Кюинье через генерала Роже, связанного с министром, поспешил доложить о сделанном открытии. Кавеньяк приказал Роже и Кюинье пока ничего не говорить об этом. Молчание, которого требовал Кавеньяк, легко объяснимо: в эти дни шел процесс Пикара, как раз указавшего, что документы, которые были зачитаны Кавеньяком в парламенте, являются подделкой. Кроме того, было важно тайно сговориться обо всем с Мерсье и другими генералами, распределить роли в новом акте драмы.
Годфруа Кавеньяк
После обвинительного приговора, вынесенного 20 августа Пикару, военный министр начал действовать. Вызванный им 30 августа полковник Анри пытался вначале обвинить в подделке Пикара, но потом сознался, был арестован и отправлен в крепость Мон-Валерьен (а не в военную тюрьму, как этого требовали правила). Нам известно о сцене допроса только со слов Кавеньяка и генералов. Нет сомнения, что министр прибавил кое-что для пущего драматического эффекта. Но, может быть, он утаил что-то, дававшее нить к последующим событиям.

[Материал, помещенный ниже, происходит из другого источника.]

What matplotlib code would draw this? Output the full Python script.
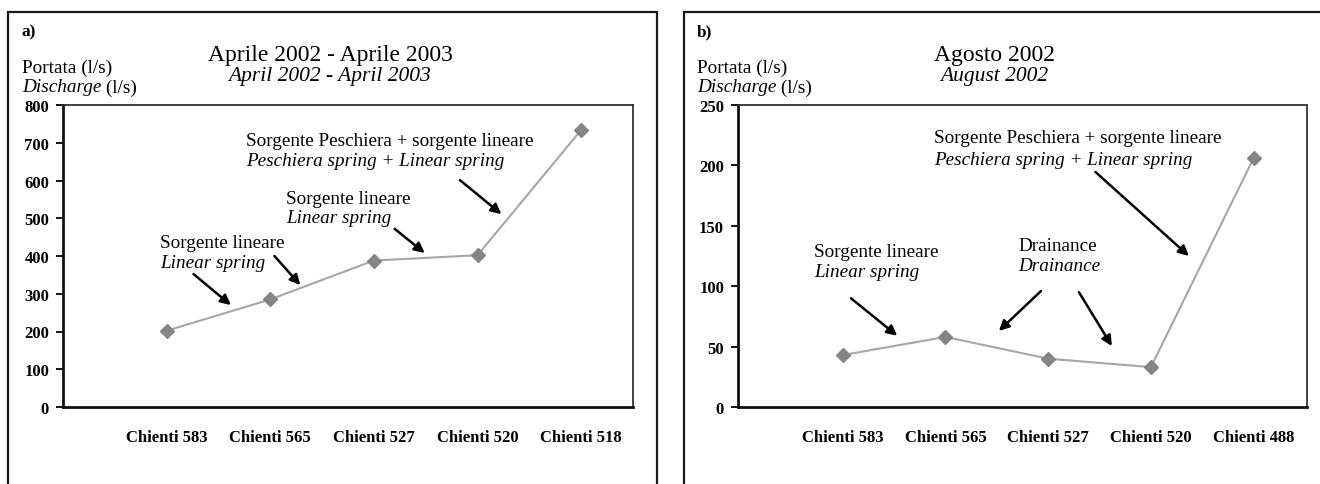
import matplotlib
matplotlib.use("Agg")
import matplotlib.pyplot as plt
from matplotlib.patches import Rectangle

# data
cats_a = ["Chienti 583", "Chienti 565", "Chienti 527", "Chienti 520", "Chienti 518"]
vals_a = [202, 285, 388, 402, 734]
cats_b = ["Chienti 583", "Chienti 565", "Chienti 527", "Chienti 520", "Chienti 488"]
vals_b = [43, 58, 40, 33, 206]

W, H = 1320, 485
plt.rcParams["font.family"] = ["Liberation Serif", "DejaVu Serif"]

fig = plt.figure(figsize=(W / 100, H / 100), dpi=100)
fig.patch.set_facecolor("white")

ANN = 13.8  # annotation font size


def px(x, y):
	# pixel coordinates (from top-left) -> figure fraction
	return x / W, 1 - y / H


def add_axes_px(x0, y0, x1, y1):
	l, t = px(x0, y0)
	r, b = px(x1, y1)
	return fig.add_axes([l, b, r - l, t - b])


# outer frames of the two panels
for x0, x1 in [(8, 657), (684, 1340)]:
	l, t = px(x0, 13)
	r, b = px(x1, 500)
	fig.add_artist(Rectangle((l, b), r - l, t - b, transform=fig.transFigure,
		fill=False, edgecolor="#1a1a1a", linewidth=1.6, clip_on=False))


def panel(ax, cats, vals, ymax, ystep, xlim):
	x = list(range(len(cats)))
	ax.plot(x, vals, color="#a6a6a6", linewidth=1.5, marker="D", markersize=7,
		markerfacecolor="#858585", markeredgecolor="#858585", zorder=3)
	ax.set_xlim(*xlim)
	ax.set_ylim(0, ymax)
	ax.set_yticks(range(0, ymax + 1, ystep))
	ax.set_xticks(x)
	ax.set_xticklabels(cats)
	ax.tick_params(axis="x", length=0, pad=16, labelsize=12)
	ax.tick_params(axis="y", length=5, width=1.3, pad=5, labelsize=12, direction="out")
	for lab in ax.get_xticklabels() + ax.get_yticklabels():
		lab.set_fontweight("bold")
	for side in ["left", "bottom"]:
		ax.spines[side].set_linewidth(2.0)
		ax.spines[side].set_color("#111111")
	for side in ["top", "right"]:
		ax.spines[side].set_linewidth(1.3)
		ax.spines[side].set_color("#333333")
	ax.set_facecolor("white")


def arrow(ax, xy_from, xy_to):
	ax.annotate("", xy=xy_to, xytext=xy_from,
		arrowprops=dict(arrowstyle="-|>", color="black", lw=1.8, mutation_scale=15,
			shrinkA=0, shrinkB=0))


def label2(ax, x, y1, y2, top, bottom, size=ANN):
	ax.text(x, y1, top, fontsize=size, ha="left", va="center")
	ax.text(x, y2, bottom, fontsize=size, ha="left", va="center", style="italic")


def header(x_letter, letter, x_title, title, title_it):
	fig.text(*px(x_letter, 32), letter, fontsize=12.5, fontweight="bold", va="center")
	fig.text(*px(x_title, 55), title, fontsize=17, ha="center", va="center")
	fig.text(*px(x_title, 77), title_it, fontsize=15.5, ha="center", va="center", style="italic")
	fig.text(*px(x_letter, 68), "Portata (l/s)", fontsize=13.9, va="center")
	t = fig.text(*px(x_letter, 88), "Discharge", fontsize=13.9, va="center", style="italic")
	fig.canvas.draw()
	bb = t.get_window_extent()
	fig.text(bb.x1 / W, 1 - 88 / H, " (l/s)", fontsize=13.9, va="center")


# panel a
ax1 = add_axes_px(63, 106, 633, 408)
panel(ax1, cats_a, vals_a, 800, 100, (-1.0, 4.5))
label2(ax1, 0.77, 705, 652, "Sorgente Peschiera + sorgente lineare", "Peschiera spring + Linear spring")
arrow(ax1, (2.83, 601), (3.23, 511))
label2(ax1, 1.15, 551, 501, "Sorgente lineare", "Linear spring")
arrow(ax1, (2.20, 472), (2.49, 408))
label2(ax1, -0.06, 437, 384, "Sorgente lineare", "Linear spring")
arrow(ax1, (0.26, 352), (0.62, 270))
arrow(ax1, (1.04, 400), (1.29, 323))

# panel b
ax2 = add_axes_px(738, 106, 1307, 408)
panel(ax2, cats_b, vals_b, 250, 50, (-1.02, 4.52))
label2(ax2, 0.89, 223.5, 205, "Sorgente Peschiera + sorgente lineare", "Peschiera spring + Linear spring")
arrow(ax2, (2.46, 194.6), (3.37, 125))
label2(ax2, -0.28, 129, 112, "Sorgente lineare", "Linear spring")
arrow(ax2, (0.08, 90), (0.53, 59))
label2(ax2, 1.71, 134, 117, "Drainance", "Drainance")
arrow(ax2, (1.93, 96), (1.52, 63))
arrow(ax2, (2.30, 95), (2.62, 50.5))

header(22, "a)", 330, "Aprile 2002 - Aprile 2003", "April 2002 - April 2003")
header(697, "b)", 994, "Agosto 2002", "August 2002")

fig.savefig("out.png", dpi=100)
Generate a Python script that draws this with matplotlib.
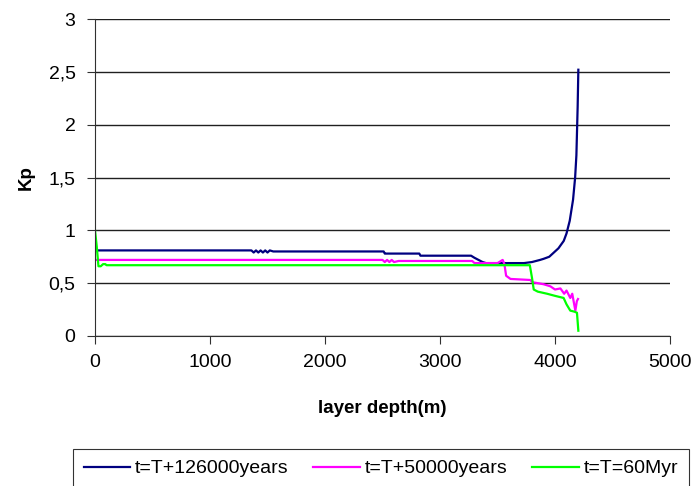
import matplotlib.pyplot as plt
from matplotlib.ticker import FuncFormatter

# series
depth_126k = [0, 20, 1360, 1380, 1400, 1420, 1440, 1460, 1480, 1500, 1520, 1550,
              2510, 2520, 2530, 2820, 2830, 3270, 3300, 3370, 3400, 3730, 3800,
              3870, 3900, 3950, 3990, 4030, 4076, 4100, 4128, 4157, 4175, 4186,
              4197, 4203]
kp_126k = [0.81, 0.81, 0.81, 0.79, 0.81, 0.79, 0.81, 0.79, 0.81, 0.79, 0.81, 0.80,
           0.80, 0.78, 0.78, 0.78, 0.76, 0.76, 0.74, 0.70, 0.69, 0.69, 0.70,
           0.72, 0.73, 0.75, 0.79, 0.83, 0.90, 0.97, 1.09, 1.29, 1.50, 1.71,
           2.17, 2.52]

depth_50k = [0, 2500, 2520, 2540, 2560, 2580, 2600, 2640, 3280, 3300, 3500, 3530,
             3545, 3560, 3575, 3613, 3787, 3800, 3850, 3900, 3931, 3960, 4000,
             4047, 4080, 4100, 4133, 4150, 4177, 4190, 4200]
kp_50k = [0.72, 0.72, 0.70, 0.72, 0.70, 0.72, 0.70, 0.71, 0.71, 0.69, 0.69, 0.71,
          0.72, 0.68, 0.57, 0.54, 0.53, 0.51, 0.50, 0.49, 0.48, 0.47, 0.44,
          0.45, 0.40, 0.43, 0.36, 0.40, 0.24, 0.33, 0.35]

depth_60m = [0, 15, 30, 50, 70, 90, 100, 3781, 3800, 3815, 3850, 3931, 4000,
             4075, 4100, 4133, 4170, 4191, 4203]
kp_60m = [1.0, 0.85, 0.66, 0.66, 0.68, 0.68, 0.67, 0.67, 0.55, 0.44, 0.42, 0.40,
          0.38, 0.36, 0.30, 0.24, 0.23, 0.22, 0.05]

labels = ['t=T+126000years', 't=T+50000years', 't=T=60Myr']
colors = ['#000080', '#FF00FF', '#00FF00']

plt.rcParams['font.family'] = ['Liberation Sans', 'DejaVu Sans']

fig = plt.figure(figsize=(6.96, 4.86), dpi=100)
ax = fig.add_axes([95/696, 1-336/486, (670-95)/696, (336-19)/486])

ax.plot(depth_126k, kp_126k, color=colors[0], lw=1.6, label=labels[0])
ax.plot(depth_50k, kp_50k, color=colors[1], lw=1.6, label=labels[1])
ax.plot(depth_60m, kp_60m, color=colors[2], lw=1.6, label=labels[2])

ax.set_xlim(0, 5000)
ax.set_ylim(0, 3)
ax.set_xticks(range(0, 5001, 1000))
ax.set_yticks([0, 0.5, 1, 1.5, 2, 2.5, 3])
ax.yaxis.set_major_formatter(FuncFormatter(lambda v, p: ('%g' % v).replace('.', ',')))
ax.grid(axis='y', color='#202020', lw=1.0)
ax.set_axisbelow(True)
for s in ['top', 'right']:
    ax.spines[s].set_visible(False)
ax.spines['left'].set_color('#303030')
ax.spines['bottom'].set_color('#303030')
ax.tick_params(labelsize=14, length=6, direction='out', color='#303030')
ax.tick_params(axis='y', pad=8)
ax.tick_params(axis='x', pad=7)

ax.set_xlabel('layer depth(m)', fontsize=13.5, fontweight='bold', labelpad=21)
ax.set_ylabel('Kp', fontsize=13.5, fontweight='bold', labelpad=10)

lh = 40/486
leg = fig.legend(loc='upper left', bbox_to_anchor=(73/696, 1-449/486 - lh, 616/696, lh),
                 mode='expand', ncol=3, fontsize=14, frameon=True, fancybox=False,
                 handlelength=2.4, handletextpad=0.25, borderpad=0.55,
                 borderaxespad=0)
leg.get_frame().set_edgecolor('black')
leg.get_frame().set_linewidth(0.8)

fig.savefig('out.png', dpi=100)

По дороге в тюрьму Анри сказал сопровождавшему его полковнику Фери: «Какое несчастье, что я должен был действовать вместе с такими жалкими людьми. Они — причина моей беды». Кто же были эти «жалкие люди»? Бывший военный министр генерал Зурлинден потом разъяснял, что речь, видимо, шла о Пикаре и Леблуа, а генерал Роже считал, что Анри имел в виду Пикара, Пати де Клама и Эстергази. Это очень натянутые объяснения, особенно если их сопоставить с написанным Анри уже в тюремной камере письмом к жене. В нем говорилось: «Я вижу, что все, кроме тебя, отреклись от меня, и вместе с тем ты знаешь, в чьих интересах я действовал». Не в интересах ли некоторых «жалких людей»? Это выглядит куда правдоподобнее, чем уверения (к ним присоединилась и мадам Анри, певшая явно с чужого голоса), что полковник имел в виду «национальные интересы».
Самого Анри уже нельзя было спросить ни о чем: его нашли на другой день мертвым, с перерезанным бритвой горлом. Наложил ли он на себя руки или от автора фальшивок, как опасного свидетеля, решили отделаться с помощью фальшивого самоубийства? Известно, что помимо письма жене (где Анри, между прочим, уверял, что подделка — «копия» какого-то подлинного документа) арестованный написал еще раньше в присутствии свидетелей письмо генералу Гонзу с просьбой навестить его в тюрьме. Наконец, 31 августа, незадолго до самоубийства, Анри набросал второе письмо жене. Это были несколько фраз, написанных человеком, находившимся в крайнем возбуждении. Показаниям администрации отнюдь нельзя безусловно доверять. Не исключено, что из писем Анри сохранили лишь те, которыми подтверждалась версия о самоубийстве.
Поступок капитана Кюинье, до конца остававшегося в лагере крайних реакционеров и антидрейфусаров, объяснили его честностью. Так ли это? Материалы его личного архива, во всяком случае в той мере, в какой их использовала дочь Кавеньяка, не дают ответа.
Тем не менее можно представить себе и другое объяснение. Дело шло об изменении тактики, ставшем необходимым в условиях нараставшего возбуждения в стране. Решили пожертвовать Анри, так же как Эстергази, вскоре уволенным из армии Пати де Кламом и впоследствии Кюинье, которого «вытолкнули» в отставку. Наиболее скомпрометированные генералы — сначала Гонз, затем Буадефр, Пелье — отошли в тень. Раньше генералы требовали, чтобы им верили на слово (соблюдая «государственные интересы», они не могут сообщить содержание секретных документов, доказывающих вину Дрейфуса). Отныне главным их доводом стали уверения, что нельзя сомневаться в виновности Дрейфуса, если в этом убеждены они, разоблачившие фальшивки. Иначе говоря, подделки, которые с минуты на минуту могли быть обнаружены и без участия генерального штаба, были превращены в свидетельство, что военные власти имеют какие-то другие, действительно сверхсекретные и неопровержимые доказательства справедливости приговора 1894 года. Разоблачая этот маневр, Жан Жорес восклицал с негодованием: «И эти бандиты, которые в одном только деле Дрейфуса имеют на своем счету восемь признанных, бесспорных фальшивок, имеют дерзость требовать от нас доверия!»